Required work = Copy out the data below from the line containing "Recreate this image" to the line containing "colors = [ORANGE, OLIVE, TEAL]", both lines included, with all images left out.

Listed entries =
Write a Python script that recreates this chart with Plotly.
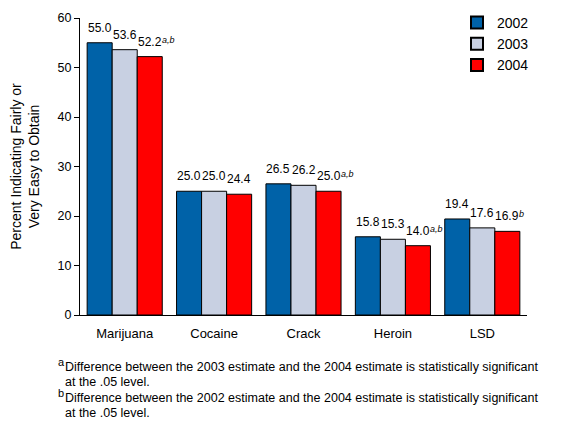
import plotly.graph_objects as go

categories = ["Marijuana", "Cocaine", "Crack", "Heroin", "LSD"]
years = ["2002", "2003", "2004"]
v2002 = [55.0, 25.0, 26.5, 15.8, 19.4]
v2003 = [53.6, 25.0, 26.2, 15.3, 17.6]
v2004 = [52.2, 24.4, 25.0, 14.0, 16.9]
sup2002 = ["", "", "", "", ""]
sup2003 = ["", "", "", "", ""]
sup2004 = ["a,b", "", "a,b", "a,b", "b"]
colors = ["#0062A8", "#C8D0E2", "#FF0000"]

L, T, W, H = 72, 10, 447, 297
OFF = 8  # page body margin
BARGAP = 0.16
BAR_PX = W / len(categories) * (1 - BARGAP) / 3


def px(xp):
    return ((xp - OFF) - L) / W


def py(yp):
    return (T + H - (yp - OFF)) / H


fig = go.Figure()
series = [(years[0], v2002, colors[0], sup2002),
          (years[1], v2003, colors[1], sup2003),
          (years[2], v2004, colors[2], sup2004)]
for i, (yr, vals, col, sups) in enumerate(series):
    fig.add_trace(go.Bar(
        x=categories, y=vals, name=yr,
        marker=dict(color=col, line=dict(color="black", width=1)),
    ))
    off = (i - 1) * BAR_PX
    for c, v, s in zip(categories, vals, sups):
        fig.add_annotation(x=c, y=v, xref="x", yref="y", text=f"{v:.1f}",
                           showarrow=False, xanchor="center", yanchor="bottom",
                           xshift=off, yshift=6, font=dict(size=12))
        if s:
            fig.add_annotation(x=c, y=v, xref="x", yref="y", text=f"<i>{s}</i>",
                               showarrow=False, xanchor="left", yanchor="bottom",
                               xshift=off + 10, yshift=10, font=dict(size=9))

fig.update_layout(
    width=575, height=426,
    margin=dict(l=L, r=575 - L - W, t=T, b=426 - T - H, autoexpand=False),
    paper_bgcolor="white", plot_bgcolor="white",
    barmode="group", bargap=BARGAP, bargroupgap=0,
    font=dict(family="Liberation Sans, Arial", size=12, color="black"),
    legend=dict(x=px(457), y=py(7), xanchor="left", yanchor="top",
                font=dict(size=14), bgcolor="rgba(0,0,0,0)",
                itemsizing="constant", tracegroupgap=0),
    showlegend=True,
)
fig.update_yaxes(range=[0, 60], dtick=10, showgrid=False, showline=True,
                 linecolor="black", linewidth=1, ticks="outside", ticklen=5,
                 tickcolor="black", tickfont=dict(size=12.5),
                 title=dict(text="Percent Indicating Fairly or<br>Very Easy to Obtain",
                            font=dict(size=14), standoff=14))
fig.update_xaxes(showline=True, linecolor="black", linewidth=1, showgrid=False,
                 ticks="", tickfont=dict(size=13), ticklabelstandoff=6)

foot = [
    ("a", "Difference between the 2003 estimate and the 2004 estimate is statistically significant", 367),
    (None, "at the .05 level.", 382),
    ("b", "Difference between the 2002 estimate and the 2004 estimate is statistically significant", 398),
    (None, "at the .05 level.", 413),
]
for sup, text, ypx in foot:
    fig.add_annotation(xref="paper", yref="paper", x=px(63), y=py(ypx),
                       xanchor="left", yanchor="middle",
                       text=text, showarrow=False, font=dict(size=12.5))
    if sup:
        fig.add_annotation(xref="paper", yref="paper", x=px(56), y=py(ypx - 5),
                           xanchor="left", yanchor="middle",
                           text=sup, showarrow=False, font=dict(size=11))

fig.write_html("out.html")
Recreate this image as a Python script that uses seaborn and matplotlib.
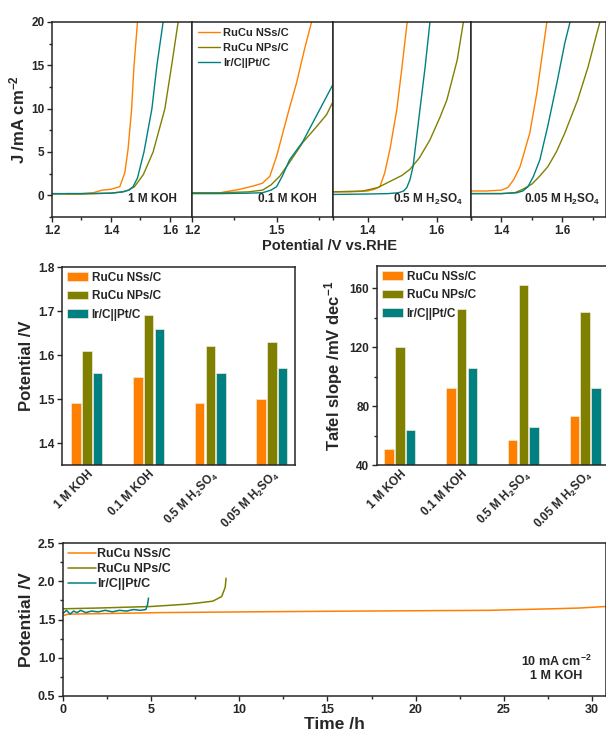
import matplotlib
matplotlib.use("Agg")
import matplotlib.pyplot as plt
from matplotlib.ticker import MultipleLocator
import numpy as np
import pandas as pd
import seaborn as sns

sns.set_theme(style="ticks")
plt.rcParams["font.family"] = ["Liberation Sans", "DejaVu Sans"]
plt.rcParams["font.weight"] = "bold"
plt.rcParams["axes.labelweight"] = "bold"
plt.rcParams["mathtext.fontset"] = "custom"
plt.rcParams["mathtext.bf"] = "Liberation Sans:bold"
plt.rcParams["mathtext.rm"] = "Liberation Sans:bold"
plt.rcParams["mathtext.default"] = "bf"
plt.rcParams["axes.linewidth"] = 1.1

ORANGE, OLIVE, TEAL = "#FF8000", "#808000", "#008080"
names = ["RuCu NSs/C", "RuCu NPs/C", "Ir/C||Pt/C"]
colors = [ORANGE, OLIVE, TEAL]

# ---- LSV curves (V vs RHE, J in mA cm-2) ----
# 1 M KOH
v1_nss = [1.25, 1.30, 1.34, 1.37, 1.40, 1.43, 1.447, 1.458, 1.47, 1.478, 1.49]
j1_nss = [0.2, 0.2, 0.3, 0.6, 0.7, 1.0, 2.6, 5.3, 9.9, 14.8, 20]
v1_nps = [1.20, 1.30, 1.40, 1.44, 1.46, 1.48, 1.51, 1.543, 1.583, 1.606, 1.628]
j1_nps = [0.15, 0.15, 0.25, 0.4, 0.6, 1.0, 2.4, 5.0, 10, 15, 20]
v1_ir = [1.20, 1.30, 1.40, 1.44, 1.46, 1.475, 1.49, 1.512, 1.539, 1.556, 1.577]
j1_ir = [0.2, 0.2, 0.25, 0.4, 0.6, 1.0, 2.0, 5.0, 10, 15, 20]
# 0.1 M KOH
v2_nss = [1.20, 1.30, 1.37, 1.42, 1.45, 1.476, 1.50, 1.522, 1.545, 1.571, 1.60, 1.624]
j2_nss = [0.3, 0.3, 0.7, 1.1, 1.4, 2.2, 4.5, 7.2, 10, 13, 17, 20]
v2_nps = [1.20, 1.30, 1.40, 1.45, 1.48, 1.511, 1.55, 1.593, 1.641, 1.677, 1.70]
j2_nps = [0.3, 0.3, 0.4, 0.6, 1.2, 2.2, 4.0, 6.1, 7.9, 9.3, 10.8]
v2_ir = [1.20, 1.30, 1.40, 1.45, 1.48, 1.50, 1.52, 1.546, 1.593, 1.64, 1.70]
j2_ir = [0.2, 0.2, 0.25, 0.3, 0.6, 1.0, 2.2, 4.1, 6.2, 9.1, 12.8]
# 0.5 M H2SO4
v3_nss = [1.30, 1.35, 1.40, 1.42, 1.436, 1.45, 1.465, 1.485, 1.50, 1.515]
j3_nss = [0.4, 0.4, 0.5, 0.7, 1.0, 2.6, 5.3, 9.9, 14.8, 20]
v3_nps = [1.30, 1.387, 1.43, 1.465, 1.50, 1.523, 1.55, 1.581, 1.61, 1.63, 1.66, 1.678]
j3_nps = [0.4, 0.5, 0.9, 1.6, 2.3, 3.0, 4.3, 6.4, 9.0, 11, 15.6, 20]
v3_ir = [1.30, 1.40, 1.46, 1.49, 1.505, 1.514, 1.523, 1.532, 1.552, 1.567, 1.581]
j3_ir = [0.1, 0.15, 0.2, 0.3, 0.5, 0.9, 1.8, 3.3, 9.9, 14.8, 20]
# 0.05 M H2SO4
v4_nss = [1.30, 1.35, 1.40, 1.421, 1.44, 1.461, 1.493, 1.516, 1.536, 1.549]
j4_nss = [0.5, 0.5, 0.6, 0.9, 1.8, 3.3, 7.2, 11.8, 16.8, 20]
v4_nps = [1.30, 1.40, 1.444, 1.47, 1.50, 1.525, 1.552, 1.58, 1.608, 1.65, 1.684, 1.713, 1.723]
j4_nps = [0.2, 0.2, 0.3, 0.7, 1.3, 2.2, 3.3, 5.0, 7.2, 11, 14.8, 18.7, 20]
v4_ir = [1.30, 1.40, 1.45, 1.47, 1.487, 1.505, 1.526, 1.552, 1.582, 1.608, 1.625]
j4_ir = [0.2, 0.2, 0.3, 0.5, 1.0, 2.2, 4.1, 8.0, 13, 17.6, 20]

# ---- bar data ----
electrolytes = ["1 M KOH", "0.1 M KOH", "0.5 M H$_2$SO$_4$", "0.05 M H$_2$SO$_4$"]
pot_nss = [1.49, 1.55, 1.49, 1.50]
pot_nps = [1.61, 1.69, 1.62, 1.63]
pot_ir = [1.56, 1.66, 1.56, 1.57]
tafel_nss = [51, 92, 57, 73]
tafel_nps = [120, 146, 162, 144]
tafel_ir = [64, 106, 66, 92]

# ---- stability (1 M KOH, 10 mA cm-2) ----
t_nss = [0, 0.3, 3.0, 5.5, 10.5, 16.7, 24.2, 27.7, 29.3, 30.8]
u_nss = [1.55, 1.57, 1.58, 1.59, 1.60, 1.61, 1.62, 1.64, 1.65, 1.67]
t_nps = [0, 2.0, 5.0, 7.0, 7.8, 8.5, 9.0, 9.2, 9.25]
u_nps = [1.64, 1.65, 1.67, 1.70, 1.72, 1.74, 1.80, 1.92, 2.04]
t_ir = [0, 0.2, 0.4, 0.6, 0.8, 1.0, 1.3, 1.6, 2.0, 2.4, 2.8, 3.2, 3.6, 4.0, 4.4, 4.7, 4.8, 4.85]
u_ir = [1.58, 1.62, 1.57, 1.61, 1.59, 1.62, 1.59, 1.61, 1.60, 1.62, 1.60, 1.62, 1.61, 1.63, 1.62, 1.63, 1.70, 1.78]

W, H = 606, 734
fig = plt.figure(figsize=(W / 100, H / 100), dpi=100)


def px_axes(x0, y0, x1, y1):
    return fig.add_axes([x0 / W, 1 - y1 / H, (x1 - x0) / W, (y1 - y0) / H])


def style_ticks(ax, size=8.5):
    ax.tick_params(direction="out", width=1.0, length=3.5, labelsize=size, pad=2)
    ax.tick_params(which="minor", direction="out", width=1.0, length=2)
    for lab in ax.get_xticklabels() + ax.get_yticklabels():
        lab.set_fontweight("bold")


# ---- top row: LSV panels ----
panels = [
    ((52, 192), (1.2, 1.675), 0.2, 0.1, "1 M KOH", 0.54,
     [(v1_nss, j1_nss), (v1_nps, j1_nps), (v1_ir, j1_ir)]),
    ((192, 333), (1.2, 1.70), 0.3, 0.15, "0.1 M KOH", 0.47,
     [(v2_nss, j2_nss), (v2_nps, j2_nps), (v2_ir, j2_ir)]),
    ((333, 471), (1.3, 1.70), 0.2, 0.1, "0.5 M H$_2$SO$_4$", 0.435,
     [(v3_nss, j3_nss), (v3_nps, j3_nps), (v3_ir, j3_ir)]),
    ((471, 606), (1.3, 1.743), 0.2, 0.1, "0.05 M H$_2$SO$_4$", 0.39,
     [(v4_nss, j4_nss), (v4_nps, j4_nps), (v4_ir, j4_ir)]),
]
top_axes = []
for i, ((x0, x1), xlim, maj, mnr, lab, lx, curves) in enumerate(panels):
    ax = px_axes(x0, 22, x1, 217)
    for (v, j), name, c in zip(curves, names, colors):
        sns.lineplot(x=v, y=j, ax=ax, color=c, lw=1.0, label=name,
                     estimator=None, sort=False, legend=False)
    ax.set_xlim(*xlim)
    ax.set_ylim(-2.5, 20)
    ax.xaxis.set_major_locator(MultipleLocator(maj))
    ax.xaxis.set_minor_locator(MultipleLocator(mnr))
    ax.yaxis.set_major_locator(MultipleLocator(5))
    ax.yaxis.set_minor_locator(MultipleLocator(2.5))
    ax.text(lx, 0.09, lab, transform=ax.transAxes, ha="left", va="center",
            fontsize=8.5, fontweight="bold", clip_on=False)
    style_ticks(ax)
    if i > 0:
        ax.tick_params(axis="y", which="both", left=False, labelleft=False)
    else:
        ax.set_ylabel("J /mA cm$^{-2}$", fontsize=12, labelpad=3)
    top_axes.append(ax)

top_axes[1].legend(loc="upper left", frameon=False,
                   prop={"weight": "bold", "size": 8}, handlelength=2.0,
                   handletextpad=0.3, labelspacing=0.45, borderaxespad=0.3,
                   borderpad=0.2)
fig.text(329 / W, 1 - 246 / H, "Potential /V vs.RHE", ha="center", va="center",
         fontsize=10.5, fontweight="bold")

# ---- middle row: bar charts ----
def bar_df(a, b, c):
    return pd.DataFrame({
        "electrolyte": electrolytes * 3,
        "value": list(a) + list(b) + list(c),
        "catalyst": [names[0]] * 4 + [names[1]] * 4 + [names[2]] * 4,
    })


pal = dict(zip(names, colors))
bar_specs = [
    ((62, 267, 295, 465), bar_df(pot_nss, pot_nps, pot_ir), (1.35, 1.8),
     0.1, None, "Potential /V", (-0.405, 3.373)),
    ((377, 266, 608, 465), bar_df(tafel_nss, tafel_nps, tafel_ir), (40, 175),
     40, 20, "Tafel slope /mV dec$^{-1}$", (-0.37, 3.37)),
]
for (x0, y0, x1, y1), df, ylim, maj, mnr, ylab, xlim in bar_specs:
    ax = px_axes(x0, y0, x1, y1)
    sns.barplot(data=df, x="electrolyte", y="value", hue="catalyst",
                hue_order=names, palette=pal, saturation=1, width=0.52, gap=0.1,
                edgecolor="#f4ead8", linewidth=0.5, ax=ax, legend=True)
    ax.set_ylim(*ylim)
    ax.set_xlim(*xlim)
    ax.yaxis.set_major_locator(MultipleLocator(maj))
    if mnr:
        ax.yaxis.set_minor_locator(MultipleLocator(mnr))
    ax.set_xlabel("")
    ax.set_ylabel(ylab, fontsize=12, labelpad=3)
    style_ticks(ax)
    ax.tick_params(axis="x", length=0)
    plt.setp(ax.get_xticklabels(), rotation=45, ha="right",
             rotation_mode="anchor", fontsize=8.5)
    ax.legend(loc="upper left", frameon=False, prop={"weight": "bold", "size": 8.5},
              handlelength=1.8, handleheight=0.75, handletextpad=0.3,
              labelspacing=0.55, borderaxespad=0.2, borderpad=0.2)

# ---- bottom: stability ----
ax = px_axes(63, 543, 606, 696)
for t, u, name, c in zip([t_nss, t_nps, t_ir], [u_nss, u_nps, u_ir], names, colors):
    sns.lineplot(x=t, y=u, ax=ax, color=c, lw=1.1, label=name,
                 estimator=None, sort=False, legend=False)
ax.set_xlim(0, 30.8)
ax.set_ylim(0.5, 2.5)
ax.xaxis.set_major_locator(MultipleLocator(5))
ax.xaxis.set_minor_locator(MultipleLocator(2.5))
ax.yaxis.set_major_locator(MultipleLocator(0.5))
ax.yaxis.set_minor_locator(MultipleLocator(0.25))
ax.set_xlabel("Time /h", fontsize=12.5, labelpad=1)
ax.set_ylabel("Potential /V", fontsize=12.5, labelpad=3)
style_ticks(ax, 9)
ax.legend(loc="upper left", frameon=False, prop={"weight": "bold", "size": 9},
          handlelength=2.2, handletextpad=0.1, labelspacing=0.25,
          borderaxespad=0.2, borderpad=0.2)
ax.text(28.0, 0.87, "10 mA cm$^{-2}$\n1 M KOH", ha="center", va="center",
        fontsize=9, fontweight="bold", linespacing=1.1)

fig.savefig("out.png", dpi=100)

Correct answer =
Recreate this image as a Python script that uses seaborn and matplotlib.
import matplotlib
matplotlib.use("Agg")
import matplotlib.pyplot as plt
from matplotlib.ticker import MultipleLocator
import numpy as np
import pandas as pd
import seaborn as sns

sns.set_theme(style="ticks")
plt.rcParams["font.family"] = ["Liberation Sans", "DejaVu Sans"]
plt.rcParams["font.weight"] = "bold"
plt.rcParams["axes.labelweight"] = "bold"
plt.rcParams["mathtext.fontset"] = "custom"
plt.rcParams["mathtext.bf"] = "Liberation Sans:bold"
plt.rcParams["mathtext.rm"] = "Liberation Sans:bold"
plt.rcParams["mathtext.default"] = "bf"
plt.rcParams["axes.linewidth"] = 1.1

ORANGE, OLIVE, TEAL = "#FF8000", "#808000", "#008080"
names = ["RuCu NSs/C", "RuCu NPs/C", "Ir/C||Pt/C"]
colors = [ORANGE, OLIVE, TEAL]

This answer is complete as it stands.